Autrement dit : cachez ce pays où je ne saurais m’impliquer. Et Mathias Delori de prendre le contre-exemple de l’Afghanistan. « Alors que ce pays est également lointain, tant du point de vue géographique que culturel, les médias occidentaux ont beaucoup parlé des femmes afghanes victimes des Talibans dans les années ’90. C’était d’autant plus paradoxal qu’ils parlaient très peu des violences conjugales à la même époque, alors que celles-ci font de nombreuses victimes chaque année en France. En parler, cela permettait de créer une compassion ultra-sélective afin de justifier les violences et une guerre humanitaire ».

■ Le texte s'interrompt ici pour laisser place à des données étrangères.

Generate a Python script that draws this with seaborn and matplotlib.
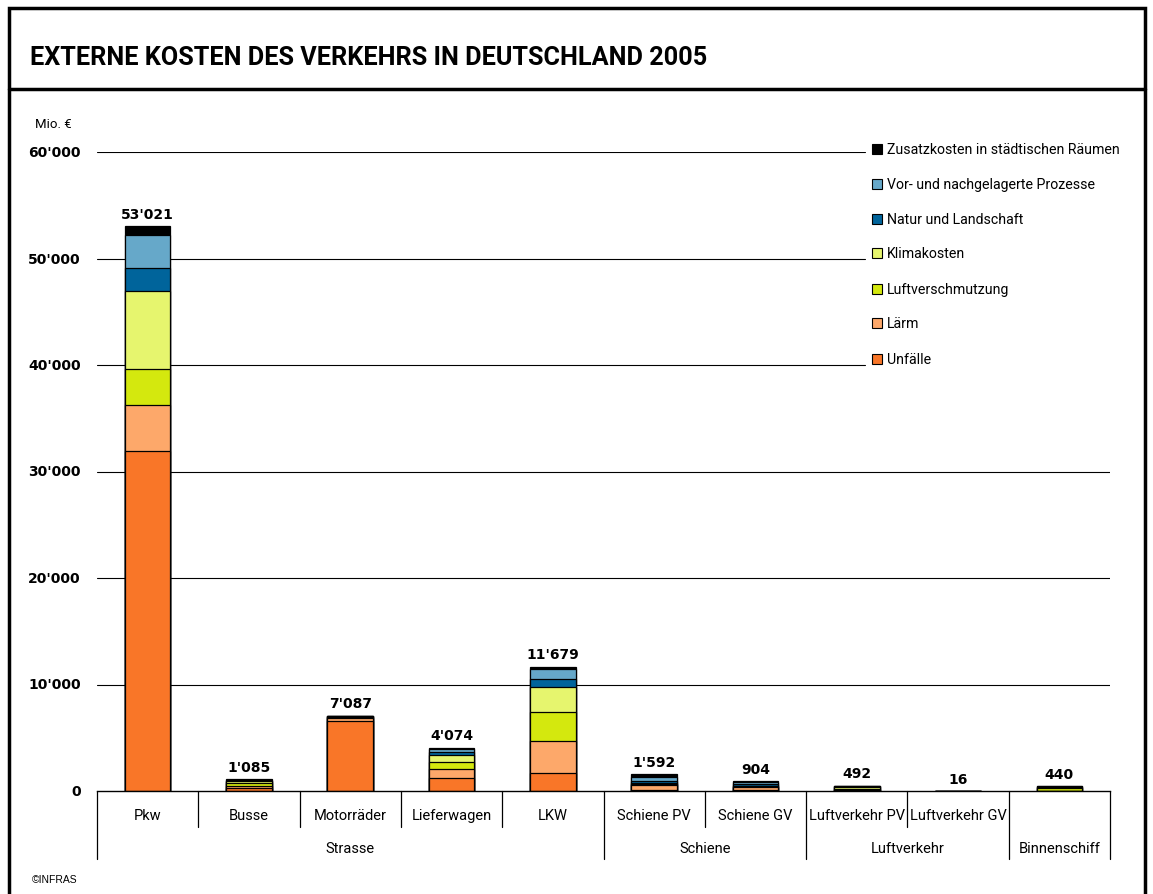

Attentat extrêmement meurtrier ce samedi à Mogadiscio – Belga

Des intérêts ou désintérêt

Une « guerre de bonnes intentions », comme celle menée par les Etats-Unis afin de « libérer l’Afghanistan des Talibans » ou encore « vaincre le terrorisme » en Irak. Et si Mathias delori concède que « l’idée de guerre humanitaire est séduisante en soi, il y a la volonté d’un moindre mal pour éviter un mal plus grand« ; il souligne toutefois que le concept est « complètement distordu par les fantasmes de l’Occident ». Un Occident capricieux, qui fait souvent rimer compassion, conditions et poudre à canon.

En ce qui concerne la Somalie, si il n’y a pas d’intérêt capitaliste ou politique qui pousse les Occidentaux vers une guerre humanitaire, les médias vont de moins en moins en parler car il n’y aura pas de raison d’être à une compassion sélective.

Alors faute de possibilités économiques et politiques, les yeux se ferment. Et tant pis, si l’attentat n’est que la manifestation de décennies de violence et de milliers de victimes; tant pis, si la Corne de l’Afrique fait face à une montée globale de la violence et de la précarité. Et tant pis, aussi, si dans la région, pas moins de 17 millions de personnes sont menacées par la famine. En janvier dernier, l’agence des Nations-Unies pour l’alimentation et l’agriculture (FAO) tirait en effet la sonnette d’alarme. Suite à des mois de sècheresse, les récoltes et les cheptels s’étaient vus réduits à peau de chagrin, menaçant tous les pays de la Corne de l’Afrique. « Il s’agit avant tout d’une situation d’urgence humanitaire, il faut également protéger les moyens d’existence. Il est temps d’agir maintenant » soulignait à l’époque la FAO. Un appel urgent auquel le monde a fait majoritairement la sourde oreille.

La sècheresse menace la région – Belga / Natalia Jidovanu / Le Pictorium/MAXPPP

Accoutumance aux famines

« C’est une crise récurrente. Il y a, dans les pays occidentaux, comme une accoutumance à ces famines » déplorait en avril dernier à Europe 1 Françoise Sivignon, présidente des Médecins du monde. Et d’accuser : « La faim est aussi une arme politique. Pour résoudre cette crise, il faut résoudre ces conflits. Mais il n’y a aucune volonté politique de le faire ».